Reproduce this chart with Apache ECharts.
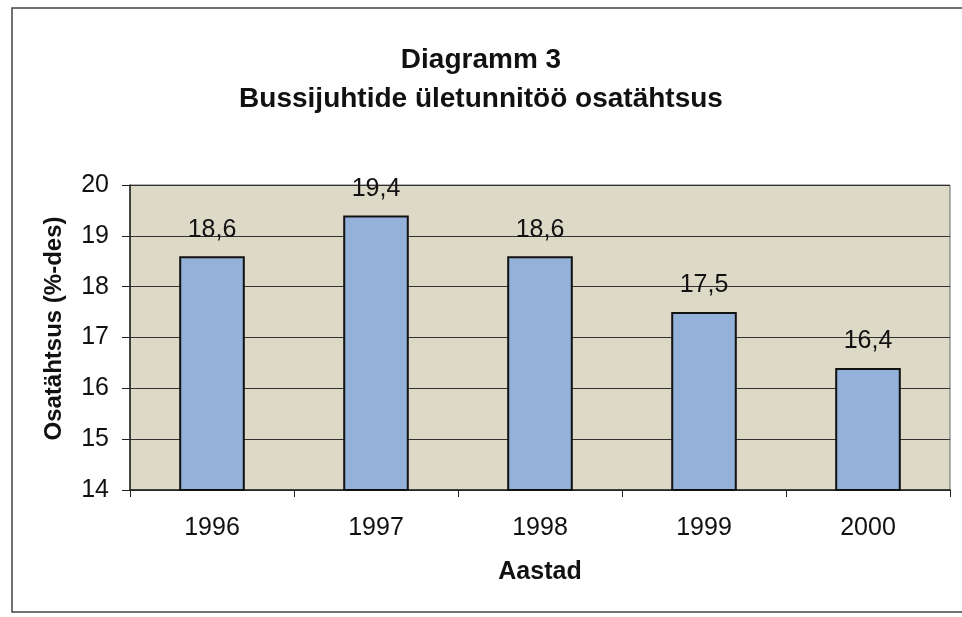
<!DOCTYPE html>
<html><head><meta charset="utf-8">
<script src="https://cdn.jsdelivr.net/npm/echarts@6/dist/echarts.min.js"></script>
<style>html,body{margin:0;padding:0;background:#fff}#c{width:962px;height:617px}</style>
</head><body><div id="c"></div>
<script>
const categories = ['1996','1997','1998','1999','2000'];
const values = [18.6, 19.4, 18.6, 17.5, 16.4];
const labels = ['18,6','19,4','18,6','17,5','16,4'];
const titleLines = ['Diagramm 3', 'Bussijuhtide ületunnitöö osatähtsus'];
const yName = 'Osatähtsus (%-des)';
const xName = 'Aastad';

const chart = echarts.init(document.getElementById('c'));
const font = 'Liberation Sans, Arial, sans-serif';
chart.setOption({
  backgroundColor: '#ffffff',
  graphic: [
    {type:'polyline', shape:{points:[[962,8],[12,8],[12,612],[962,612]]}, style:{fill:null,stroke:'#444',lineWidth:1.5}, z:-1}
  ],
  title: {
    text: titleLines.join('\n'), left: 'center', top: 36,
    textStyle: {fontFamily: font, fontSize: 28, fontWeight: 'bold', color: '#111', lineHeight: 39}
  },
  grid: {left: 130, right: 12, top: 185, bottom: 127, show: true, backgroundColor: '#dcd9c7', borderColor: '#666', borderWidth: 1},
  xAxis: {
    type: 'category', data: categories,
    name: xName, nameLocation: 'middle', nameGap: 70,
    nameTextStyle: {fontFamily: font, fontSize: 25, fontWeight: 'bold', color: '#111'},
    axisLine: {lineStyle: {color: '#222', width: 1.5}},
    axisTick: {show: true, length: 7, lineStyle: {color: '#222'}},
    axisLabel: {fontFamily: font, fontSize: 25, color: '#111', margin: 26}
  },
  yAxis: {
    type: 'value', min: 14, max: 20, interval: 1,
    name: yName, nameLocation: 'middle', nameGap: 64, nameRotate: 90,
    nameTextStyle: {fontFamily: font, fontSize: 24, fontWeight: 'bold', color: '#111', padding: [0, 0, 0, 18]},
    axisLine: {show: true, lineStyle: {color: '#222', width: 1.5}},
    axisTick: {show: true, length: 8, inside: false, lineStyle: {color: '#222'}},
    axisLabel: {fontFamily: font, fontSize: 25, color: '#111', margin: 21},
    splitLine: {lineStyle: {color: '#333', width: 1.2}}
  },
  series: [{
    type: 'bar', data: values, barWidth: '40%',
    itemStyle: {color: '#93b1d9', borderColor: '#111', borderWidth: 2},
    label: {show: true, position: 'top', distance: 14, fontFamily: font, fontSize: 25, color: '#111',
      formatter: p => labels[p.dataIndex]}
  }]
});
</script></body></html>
○ ○ ○ ○ ○ ○ ○
> **Exercise**: Return only the lines from the start of the data through the line that contains "const xName = 'Aastad';", please, copying them exactly and omitting all pictures.

> **Complete output**:
Reproduce this chart with Apache ECharts.
<!DOCTYPE html>
<html><head><meta charset="utf-8">
<script src="https://cdn.jsdelivr.net/npm/echarts@6/dist/echarts.min.js"></script>
<style>html,body{margin:0;padding:0;background:#fff}#c{width:962px;height:617px}</style>
</head><body><div id="c"></div>
<script>
const categories = ['1996','1997','1998','1999','2000'];
const values = [18.6, 19.4, 18.6, 17.5, 16.4];
const labels = ['18,6','19,4','18,6','17,5','16,4'];
const titleLines = ['Diagramm 3', 'Bussijuhtide ületunnitöö osatähtsus'];
const yName = 'Osatähtsus (%-des)';
const xName = 'Aastad';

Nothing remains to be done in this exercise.